Diğer komşumuz, Mustafa Soma ve eşi Tasvip abla, inanılmaz derece çalışkan olup narenciye ve sebze yetiştirdikleri büyük bir bahçe içerisindeki evlerinde yaşamışlar idi, ne yazık ki artık hayatta değiller. Mustafa abinin 75 yaşında bahçede yorulmadan adeta dinlemeden çalıştığı hali dün gibi gözümdedir.

Hemen yanlarındaki evde; Şerif Soma ve eşi Havva abla yaşarlardı, oğulları Hasan Soma artık ne yazık ki hayatta değil.

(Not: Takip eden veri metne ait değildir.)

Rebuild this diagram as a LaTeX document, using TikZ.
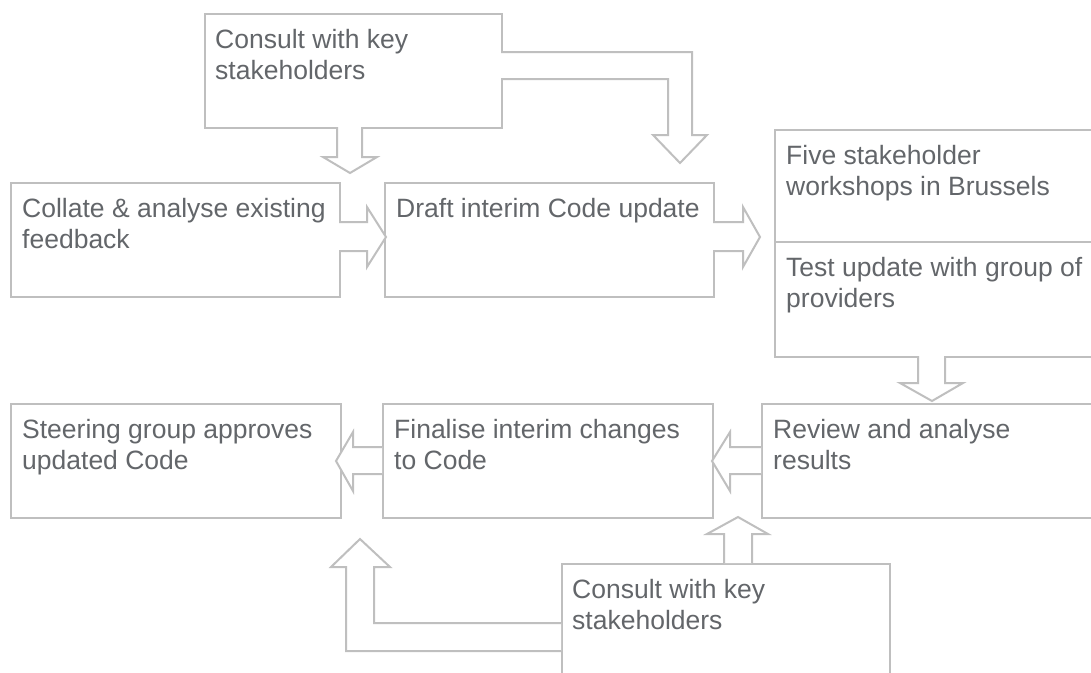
\documentclass[tikz,border=0pt]{standalone}
\usepackage{fontspec}
\setmainfont{Liberation Sans}
\begin{document}
\begin{tikzpicture}[x=1pt,y=-1pt,
  line join=miter,
  stepbox/.style={draw=boxgray, line width=2pt, fill=white, inner sep=0pt, anchor=north west},
  steptext/.style={anchor=north west, inner sep=0pt, align=left,
    text=textgray, font=\fontsize{26.5}{31}\selectfont},
  blockarrow/.style={draw=boxgray, line width=2pt, fill=white}]
\definecolor{boxgray}{RGB}{191,191,191}
\definecolor{textgray}{RGB}{99,102,106}

\useasboundingbox (0,0) rectangle (1091,672);
\clip (0,0) rectangle (1091,672);

% step boxes, placed by their top-left corners
\node[stepbox, minimum width=297pt, minimum height=114pt] (consultA) at (204,13) {};
\node[stepbox, minimum width=329pt, minimum height=114pt] (collate) at (10,182) {};
\node[stepbox, minimum width=329pt, minimum height=114pt] (draft) at (384,182) {};
\node[stepbox, minimum width=330pt, minimum height=112pt] (workshops) at (774,129) {};
\node[stepbox, minimum width=330pt, minimum height=115pt] (testupd) at (774,241) {};
\node[stepbox, minimum width=330pt, minimum height=114pt] (steering) at (10,403) {};
\node[stepbox, minimum width=330pt, minimum height=114pt] (finalise) at (382,403) {};
\node[stepbox, minimum width=340pt, minimum height=114pt] (review) at (761,403) {};
\node[stepbox, minimum width=328pt, minimum height=120pt] (consultB) at (561,563) {};

% labels
\node[steptext] (consultAt) at ([xshift=11pt,yshift=-16pt]consultA.north west) {Consult with key\\stakeholders};
\node[steptext] (collatet) at ([xshift=12pt,yshift=-16pt]collate.north west) {Collate \& analyse existing\\feedback};
\node[steptext] (draftt) at ([xshift=12pt,yshift=-16pt]draft.north west) {Draft interim Code update};
\node[steptext] (workshopst) at ([xshift=12pt,yshift=-16pt]workshops.north west) {Five stakeholder\\workshops in Brussels};
\node[steptext] (testupdt) at ([xshift=12pt,yshift=-16pt]testupd.north west) {Test update with group of\\providers};
\node[steptext] (steeringt) at ([xshift=12pt,yshift=-16pt]steering.north west) {Steering group approves\\updated Code};
\node[steptext] (finaliset) at ([xshift=12pt,yshift=-16pt]finalise.north west) {Finalise interim changes\\to Code};
\node[steptext] (reviewt) at ([xshift=12pt,yshift=-16pt]review.north west) {Review and analyse\\results};
\node[steptext] (consultBt) at ([xshift=11pt,yshift=-16pt]consultB.north west) {Consult with key\\stakeholders};

% block arrows
% consult -> down
\draw[blockarrow] (337,127) -- (337,157) -- (323,157) -- (350,173) -- (377,157) -- (362,157) -- (362,127);
% consult -> workshops (elbow)
\draw[blockarrow] (501,52) -- (692,52) -- (692,135) -- (707,135) -- (680,163) -- (653,135) -- (668,135) -- (668,79) -- (501,79);
% collate -> draft
\draw[blockarrow] (339,222) -- (367,222) -- (367,207) -- (386,237) -- (367,267) -- (367,251) -- (339,251);
% draft -> workshops
\draw[blockarrow] (713,222) -- (743,222) -- (743,207) -- (760,237) -- (743,267) -- (743,251) -- (713,251);
% test update -> review
\draw[blockarrow] (918,356) -- (918,383) -- (900,383) -- (932,401) -- (963,383) -- (945,383) -- (945,356);
% review -> finalise
\draw[blockarrow] (761,447) -- (730,447) -- (730,432) -- (712,461) -- (730,491) -- (730,474) -- (761,474);
% finalise -> steering
\draw[blockarrow] (382,447) -- (353,447) -- (353,432) -- (336,461) -- (353,491) -- (353,474) -- (382,474);
% consult -> review (up)
\draw[blockarrow] (724,563) -- (724,534) -- (707,534) -- (738,517) -- (768,534) -- (752,534) -- (752,563);
% consult -> between steering and finalise (elbow, up)
\draw[blockarrow] (561,623) -- (374,623) -- (374,567) -- (390,567) -- (360,539) -- (331,567) -- (346,567) -- (346,651) -- (561,651);
\end{tikzpicture}
\end{document}
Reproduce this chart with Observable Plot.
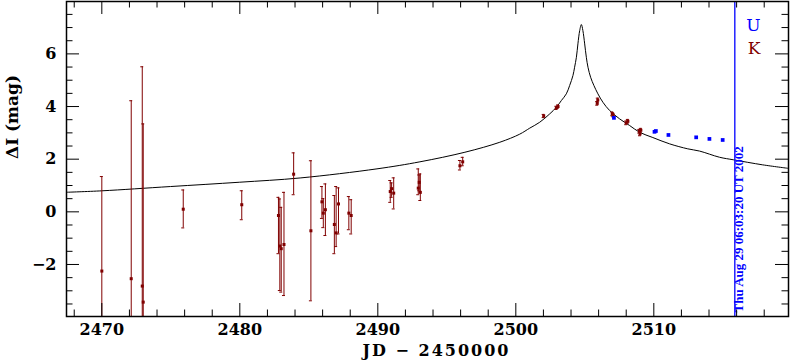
<!DOCTYPE html>
<html><head><meta charset="utf-8">
<script src="https://cdn.jsdelivr.net/npm/d3@7"></script>
<script src="https://cdn.jsdelivr.net/npm/@observablehq/plot@0.6"></script>
<style>body{margin:0;background:#fff}</style>
</head><body><div id="chart"></div>
<script>
// K-band points: day (JD-2450000), magnitude, error bar low/high
const kDay = [2470.0, 2472.13, 2472.93, 2473.0, 2475.9, 2480.14, 2482.8, 2482.9, 2483.0, 2483.2, 2483.9, 2485.15, 2485.95, 2486.05, 2486.2, 2486.85, 2486.98, 2487.15, 2487.9, 2488.07, 2490.9, 2491.0, 2491.15, 2492.93, 2493.0, 2493.08, 2495.95, 2496.15, 2502.02, 2502.94, 2503.06, 2505.9, 2505.94, 2506.99, 2507.06, 2508.0, 2508.12, 2508.95, 2509.0, 2509.06];
const kMag = [-2.25, -2.54, -2.82, -3.43, 0.10, 0.27, -0.14, -1.30, -1.40, -1.24, 1.43, -0.72, 0.38, -0.05, 0.08, -0.48, -0.80, 0.30, -0.05, -0.14, 0.77, 0.88, 0.71, 0.90, 1.12, 0.74, 1.75, 1.90, 3.64, 3.95, 4.00, 4.12, 4.25, 3.72, 3.68, 3.38, 3.44, 3.06, 2.96, 3.10];
const kLo  = [-5.84, -9.30, -11.1, -10.2, -0.61, -0.30, -1.59, -2.99, -3.05, -3.18, 0.65, -3.38, -0.25, -0.60, -0.90, -1.59, -1.32, -0.84, -0.68, -0.84, 0.36, 0.55, 0.11, 0.65, 0.80, 0.43, 1.59, 1.75, 3.58, 3.89, 3.94, 4.05, 4.18, 3.65, 3.61, 3.31, 3.37, 2.99, 2.89, 3.03];
const kHi  = [1.34, 4.22, 5.51, 3.34, 0.83, 0.80, 0.55, 0.49, 0.17, 0.74, 2.24, 1.94, 0.96, 0.50, 1.06, 0.62, 0.96, 0.91, 0.58, 0.46, 1.19, 1.10, 1.29, 1.63, 1.40, 1.44, 1.95, 2.07, 3.70, 4.01, 4.06, 4.19, 4.32, 3.79, 3.75, 3.45, 3.51, 3.13, 3.03, 3.17];

// U-band points
const uDay = [2507.11, 2510.05, 2510.15, 2511.06, 2513.07, 2514.03, 2514.99];
const uMag = [3.57, 3.04, 3.07, 2.92, 2.83, 2.77, 2.73];

// model curve
const curveDay = [2467.47, 2470.00, 2474.97, 2479.96, 2484.37, 2489.94, 2493.05, 2496.31, 2498.84, 2500.28, 2501.01, 2501.73, 2502.46, 2502.94, 2503.30, 2503.66, 2503.90, 2504.14, 2504.26, 2504.39, 2504.50, 2504.63, 2504.75, 2504.86, 2504.99, 2505.11, 2505.23, 2505.42, 2505.66, 2505.95, 2506.31, 2506.80, 2507.52, 2508.25, 2508.97, 2509.93, 2511.14, 2512.46, 2513.31, 2514.76, 2515.79, 2517.89, 2519.69];
const curveMag = [0.744, 0.798, 0.961, 1.124, 1.287, 1.633, 1.900, 2.264, 2.643, 2.950, 3.180, 3.403, 3.722, 3.973, 4.227, 4.482, 4.797, 5.177, 5.492, 5.872, 6.380, 6.886, 7.114, 6.886, 6.380, 5.872, 5.492, 5.112, 4.797, 4.482, 4.163, 3.848, 3.532, 3.278, 3.023, 2.822, 2.583, 2.393, 2.309, 2.074, 1.975, 1.785, 1.656];

// current-time marker
const markDay = [2515.87];
const markLabel = ["Thu Aug 29 06:03:20 UT 2002"];

// ticks
const xMajor = [2470, 2480, 2490, 2500, 2510];
const xMinor = [2468, 2472, 2474, 2476, 2478, 2482, 2484, 2486, 2488, 2492, 2494, 2496, 2498, 2502, 2504, 2506, 2508, 2512, 2514, 2516, 2518];
const yMajor = [-2, 0, 2, 4, 6];
const yMinor = [-3.5, -3, -2.5, -1.5, -1, -0.5, 0.5, 1, 1.5, 2.5, 3, 3.5, 4.5, 5, 5.5, 6.5, 7, 7.5];

const legendText = ["U", "K"];
const xLabel = "JD \u2212 2450000";
const yLabel = "\u0394I (mag)";

const kColor = "#800000", uColor = "#0000ff";
const W = 790, H = 362, mT = 1, mB = 46, mL = 66, mR = 2;
const plotH = H - mT - mB, plotW = W - mL - mR;

const K = kDay.map((d, i) => ({day: d, mag: kMag[i], lo: kLo[i], hi: kHi[i]}));
const U = uDay.map((d, i) => ({day: d, mag: uMag[i]}));
const curve = curveDay.map((d, i) => ({day: d, mag: curveMag[i]}));
const marks = markDay.map((d, i) => ({day: d, label: markLabel[i]}));

const tk = (len) => ({bottom: {insetTop: plotH - len}, top: {insetBottom: plotH - len}, left: {insetRight: plotW - len}, right: {insetLeft: plotW - len}});

const chart = Plot.plot({
  width: W, height: H,
  marginTop: mT, marginBottom: mB, marginLeft: mL, marginRight: mR,
  style: {fontFamily: "DejaVu Serif", background: "#fff", color: "#000"},
  x: {domain: [2467.44, 2519.76], axis: null},
  y: {domain: [-3.976, 7.99], axis: null},
  marks: [
    Plot.line(curve, {x: "day", y: "mag", stroke: "#000", strokeWidth: 1, curve: "catmull-rom", clip: true}),
    Plot.ruleX(K, {x: "day", y1: "lo", y2: "hi", stroke: kColor, strokeWidth: 1, clip: true}),
    Plot.ruleY(K, {y: "hi", x1: "day", x2: "day", insetLeft: -1.5, insetRight: -1.5, stroke: kColor, strokeWidth: 1, clip: true}),
    Plot.ruleY(K, {y: "lo", x1: "day", x2: "day", insetLeft: -1.5, insetRight: -1.5, stroke: kColor, strokeWidth: 1, clip: true}),
    Plot.dot(K, {x: "day", y: "mag", symbol: "square", r: 1.7, fill: kColor, stroke: null}),
    Plot.dot(U, {x: "day", y: "mag", symbol: "square", r: 2.1, fill: uColor, stroke: null}),
    Plot.ruleX(marks, {x: "day", stroke: uColor, strokeWidth: 1.3}),
    Plot.text(marks, {x: "day", text: "label", frameAnchor: "bottom", rotate: -90, textAnchor: "start", dx: 8, dy: -4, fill: uColor, fontSize: 13, fontWeight: "bold", fontFamily: "Liberation Serif"}),
    // ticks (inside)
    Plot.ruleX(xMajor, {...tk(13).bottom, stroke: "#000"}),
    Plot.ruleX(xMinor, {...tk(6.5).bottom, stroke: "#000"}),
    Plot.ruleX(xMajor, {...tk(13).top, stroke: "#000"}),
    Plot.ruleX(xMinor, {...tk(6.5).top, stroke: "#000"}),
    Plot.ruleY(yMajor, {...tk(13).left, stroke: "#000"}),
    Plot.ruleY(yMinor, {...tk(6.5).left, stroke: "#000"}),
    Plot.ruleY(yMajor, {...tk(13).right, stroke: "#000"}),
    Plot.ruleY(yMinor, {...tk(6.5).right, stroke: "#000"}),
    Plot.frame({stroke: "#000", strokeWidth: 1.5}),
    Plot.axisX(xMajor, {tickSize: 0, tickPadding: 7, fontSize: 16, fontWeight: "bold", label: null, tickFormat: d => String(d)}),
    Plot.axisY(yMajor, {tickSize: 0, tickPadding: 10, fontSize: 16, fontWeight: "bold", label: null}),
    Plot.text([xLabel], {text: d => d, frameAnchor: "bottom", dx: 9, dy: 39, fontSize: 16, fontWeight: "bold"}),
    Plot.text([yLabel], {text: d => d, frameAnchor: "left", dx: -54, rotate: -90, fontSize: 17, fontWeight: "bold"}),
    Plot.text([legendText[0]], {text: d => d, frameAnchor: "top-right", dx: -28, dy: 17, fill: uColor, fontSize: 17}),
    Plot.text([legendText[1]], {text: d => d, frameAnchor: "top-right", dx: -28, dy: 40, fill: kColor, fontSize: 17})
  ]
});
// widen the x-axis label spacing as in the original
d3.select(chart).selectAll("text").filter(function() { return this.textContent === xLabel; }).attr("letter-spacing", "2px");
document.getElementById("chart").append(chart);
</script>
</body></html>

Hasan Soma çok değerli bir futbolcu olup Altay Spor Kulübünde de futbol oynadı ancak yaşanan talihsizlikler neticesinde futbol hayatı uzun süreli olmadı. Aynı evde daha önce Ali Sağdıç ve Ailesi, yaşamışlar idi. Oğlu Mustafa Sağdıç akranım ve okul arkadaşım idi.

Evet bu haftalık ta bu kadar, dip komşumuz Turan için ayrı bir yazı yazmayı planlamaktayım.